Aug
8
Erwin Ephron on Measuring Noticeability For More Ad Success
Filed Under Advertising, Digital Signage, digital ooh, metrics
Very cool article, which I heavily agree with.
I based some of the foundations of my company, ADCENTRICITY, on some of the basic premises of some of Ephron’s past theories. In addition, Ephron is heavily involved in the ARF, of which we are members.
Mr. Ephron tackles the sticky problem of new research methodologies/modeling which the ARF is trying to tackle as a fairly significant problem for most mediums.
He starts of his thesis with:
To be of practical value, the early ARF models focus on obvious behavior and familiar measurements. Understanding is dumbed-down for easy use. The modeler’s assignment is “tell us how measurements can help better manage advertising dollars.” This results in linear models that follow the decision making process of the industry at the time – exposure, attention, retention, persuasion, interest in buying and finally, purchase.

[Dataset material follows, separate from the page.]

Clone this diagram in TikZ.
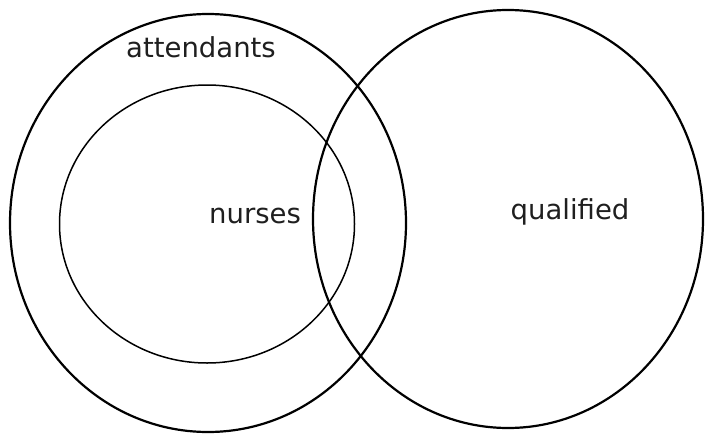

That narrow road will no longer do. The early models do not stretch our minds or match reality. Their definition of media is narrow. The only media considered are paid media under advertiser control.
The models do not consider consumer states except as fixed attributes (sex, age, income), or known behavior inferred through measurements (buys vitamins, drives to work, drinks beer). And the models avoid discussing the many options in marketing which would show how limited advertising’s role in shaping a consumer’s buying decisions actually is.
Where he appears to get to is the (unthinkable and pooh-poohed) idea that creative is integral to the new measure we SHOULD be looking at – Noticeability.
When there is an eye-contact measurement of commercial audience, if a message attracts your attention (a bright yellow billboard in a green field, a 100 dollar bill on a magazine page, a Gecko on the TV screen), that message will attract more eyes, regardless of what is being advertised or how.
He also goes out of his way to commend the OOH industries (and I’m extending that with DOOH as we’re going the same directions) move to “eyes on” ratings and the need for adding “creative” as a necessary variable to measurement:
Eyes On data from Out of home shows a more noticeable ad can increase the unit’s audience (the number of people seeing it) by 25%.
Historically it’s been the look of the medium that attracts audience to advertising. But when audience is defined as people seeing advertising, it’s the look of the ad that helps determine the size of that audience.
Welcome to the real world.
A read a highly recommend – (If it’s moved, search for: Do Ads Increase Audience). It basically contends that creative MUST be taken into account if we want to more accurately define and have success with all forms of advertising.